Some people in the neighborhood told New York Magazine that it was possible the Broadduses were behind the offputting letters, suggesting the couple had realized they couldn’t afford the home and wrote the creepy notes themselves in order to get out of the sale. Some even suggested that the couple were scammers looking for a movie deal. (The Broadduses reportedly turned down several offers and sent a cease and desist letter to Lifetime after the network released a 2016 movie called The Watcher, inspired by their experience.)

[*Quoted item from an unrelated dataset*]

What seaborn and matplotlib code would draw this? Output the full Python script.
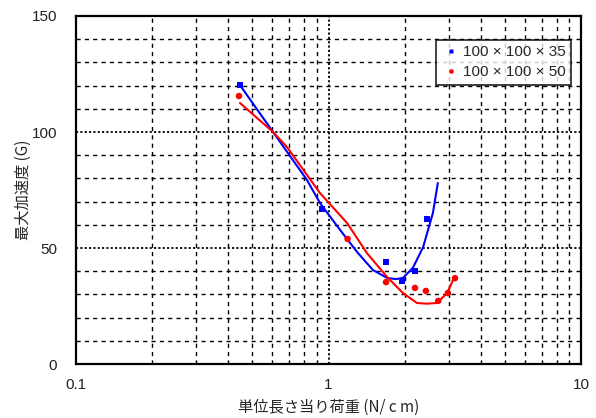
import matplotlib
matplotlib.use("Agg")
import matplotlib.pyplot as plt
import seaborn as sns
import pandas as pd
from matplotlib.ticker import MultipleLocator, LogLocator, NullFormatter, FixedLocator, FixedFormatter

# ---- data ----
series_names = ["100 \u00d7 100 \u00d7 35", "100 \u00d7 100 \u00d7 50"]

blue_x = [0.446, 0.942, 1.69, 1.955, 2.20, 2.45]
blue_y = [120.3, 66.8, 44.0, 35.8, 40.1, 62.5]

red_x = [0.442, 1.19, 1.69, 2.20, 2.43, 2.72, 2.97, 3.17]
red_y = [115.5, 53.9, 35.3, 32.8, 31.5, 27.2, 30.6, 37.0]

blue_fit_x = [0.446, 0.603, 0.822, 0.925, 1.111, 1.297, 1.50, 1.706, 1.85, 1.972, 2.16, 2.37, 2.59, 2.71]
blue_fit_y = [120.2, 100.0, 79.3, 69.4, 57.8, 48.3, 40.5, 37.1, 36.6, 37.1, 41.5, 50.4, 65.0, 78.0]

red_fit_x = [0.446, 0.603, 0.685, 0.925, 1.184, 1.42, 1.706, 1.972, 2.24, 2.45, 2.69, 2.95, 3.14]
red_fit_y = [112.5, 100.0, 93.5, 73.7, 60.8, 47.8, 37.5, 30.6, 26.3, 26.0, 26.3, 30.6, 37.1]

x_ticks = [0.1, 1, 10]
x_tick_labels = ["0.1", "1", "10"]
y_ticks = [0, 50, 100, 150]

colors = ["#0000ff", "#ff0000"]

sns.set_theme(style="white")
plt.rcParams['font.family'] = ['Noto Sans CJK JP', 'DejaVu Sans']

pts = pd.DataFrame({
    "x": blue_x + red_x,
    "y": blue_y + red_y,
    "s": [series_names[0]] * len(blue_x) + [series_names[1]] * len(red_x),
})

fig = plt.figure(figsize=(5.96, 4.18), dpi=100)
ax = fig.add_axes([76/596, 54/418, 505/596, 348/418])
ax.set_xscale("log")
ax.set_xlim(0.1, 10)
ax.set_ylim(0, 150)

# grid
ax.set_axisbelow(True)
ax.xaxis.set_major_locator(FixedLocator(x_ticks))
ax.xaxis.set_major_formatter(FixedFormatter(x_tick_labels))
ax.xaxis.set_minor_locator(LogLocator(base=10, subs=range(2, 10)))
ax.xaxis.set_minor_formatter(NullFormatter())
ax.yaxis.set_major_locator(FixedLocator(y_ticks))
ax.yaxis.set_minor_locator(MultipleLocator(10))
ax.grid(which="major", color="black", linestyle=(0, (1.2, 1.2)), linewidth=1.3)
ax.grid(which="minor", color="black", linestyle=(0, (3, 3)), linewidth=1.0)

sns.lineplot(x=blue_fit_x, y=blue_fit_y, ax=ax, color=colors[0], lw=1.5, sort=False, estimator=None, legend=False)
sns.lineplot(x=red_fit_x, y=red_fit_y, ax=ax, color=colors[1], lw=1.5, sort=False, estimator=None, legend=False)

sns.scatterplot(data=pts, x="x", y="y", hue="s", style="s",
                palette=colors, markers=["s", "o"], s=22, edgecolor="none",
                ax=ax, zorder=5)

for sp in ax.spines.values():
    sp.set_color("black")
    sp.set_linewidth(1.6)

ax.tick_params(which="both", length=0)
ax.tick_params(axis="x", pad=10, labelsize=11, labelcolor="#222222")
ax.tick_params(axis="y", pad=13.5, labelsize=11, labelcolor="#222222")
for lab in ax.get_xticklabels() + ax.get_yticklabels():
    lab.set_family(['Liberation Sans', 'DejaVu Sans'])

ax.set_xlabel("単位長さ当り荷重 (N/ c m)", fontsize=11)
ax.set_ylabel("最大加速度 (G)", fontsize=11)
ax.xaxis.set_label_coords(0.5, -0.10)
ax.yaxis.set_label_coords(-0.088, 0.5)

leg = ax.legend(loc="upper right", bbox_to_anchor=(0.980, 0.931), borderaxespad=0,
                frameon=True, fancybox=False, edgecolor="black",
                prop={'family': ['Liberation Sans', 'DejaVu Sans'], 'size': 11},
                handletextpad=0.2, borderpad=0.35, labelspacing=0.4,
                handlelength=1.2, markerscale=0.7)
leg.get_frame().set_linewidth(1.3)
leg.set_title(None)

fig.savefig("out.png", dpi=100, facecolor="white")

Derek did admit to sending anonymous letters to his neighbors who had bashed him on Facebook nearly three years after The Watcher had contacted him. He hoped the notes signed, “Friends of the Broaddus Family,” would help him clear his family’s name, but it only made him feel more defeated by the situation. “It’s like cancer,” he told New York Magazine in 2018 about the whole ordeal. “We think about it everyday.” Despite an extensive investigation by Westfield police, The Watcher has yet to be caught.

What happened to the house at 657 Boulevard?

In the summer of 2019, the Broadduses sold the home for $959,000, resulting in a $400,000 loss for a house they never lived in. In October, New York Magazine’s The Cut reported that when the new owners moved in, the Broadduses gave them a note via their real estate attorney: “We wish you nothing but the peace and quiet that we once dreamed of in this house.” They also included a photo of The Watcher’s handwriting just in case any new letters arrived. To date, none have.

The Broadduses, who moved to a smaller home in Westfield, told The Sun Online in October that they are traumatized by their experience with The Watcher and are “trying to move on” with their lives. They said the Netflix series, which they do not plan to watch, did not make them rich, or even fully cover the losses incurred from the sale of their house.

The identity of The Watcher remains a mystery, despite intriguing wrinkles in the case since New York Magazine published the Broaddus’ story in 2018. After the article came out, the Union County Prosecutor’s Office asked those who lived near 657 Boulevard to voluntarily submit DNA samples. None of the neighbors were a match, though one neighbor, named Malcolm Mannix, took issue with the search. But, according to The Cut, there is no one by the name of Malcom Mannix who lives in Westfield. Mannix was a 1960s TV show in which a police officer named Art Malcom helps private investigator Joe Mannix solve crimes. In the original note to the Broadduses, the writer mentioned that their father had watched 657 Boulevard in the ‘60s. An odd development, to be sure, but not enough to warrant an arrest.

The case has also been tied to Me and Orson Welles author Robert Kaplow, who worked as a high school English teacher two towns over from Westfield, and has talked about his affection for the wealthy New Jersey town he grew up in during the ‘60s. Former students claimed to The Cut that he had talked in his classes about the obsession he had with a home in Westfield and had written at least 50 letters to not the owners, but the home itself. (In another strange coincidence, Kaplow’s brother, lawyer Richard Kaplow, lived half a block away from 657 Boulevard and even represented the Woodses in the legal complaint the Broadduses filed against them.) Speaking with The Cut, Robert Kaplow denied being The Watcher. He claimed that it was a different house nearby that he had been writing to and the owners of that home actually let him housesit due to his kind, non-threatening letters. While Robert did not say why he had started writing to this specific home, in 2009, he said that “Westfield remains for me the geography of my youth. I’m still very drawn to the place.”

The True Story Behind Netflix’s The Watcher

The investigation remains inactive, according to the prosecutor’s office, and there are no lead suspects. However, the case isn’t closed. Authorities believe the suspect to be older, female, and someone who lives near 657 Boulevard, based on the DNA evidence found on the envelope, and say the only way to solve the case is via confession or a DNA match. But if The Watcher decides to write again, the Internet will be watching.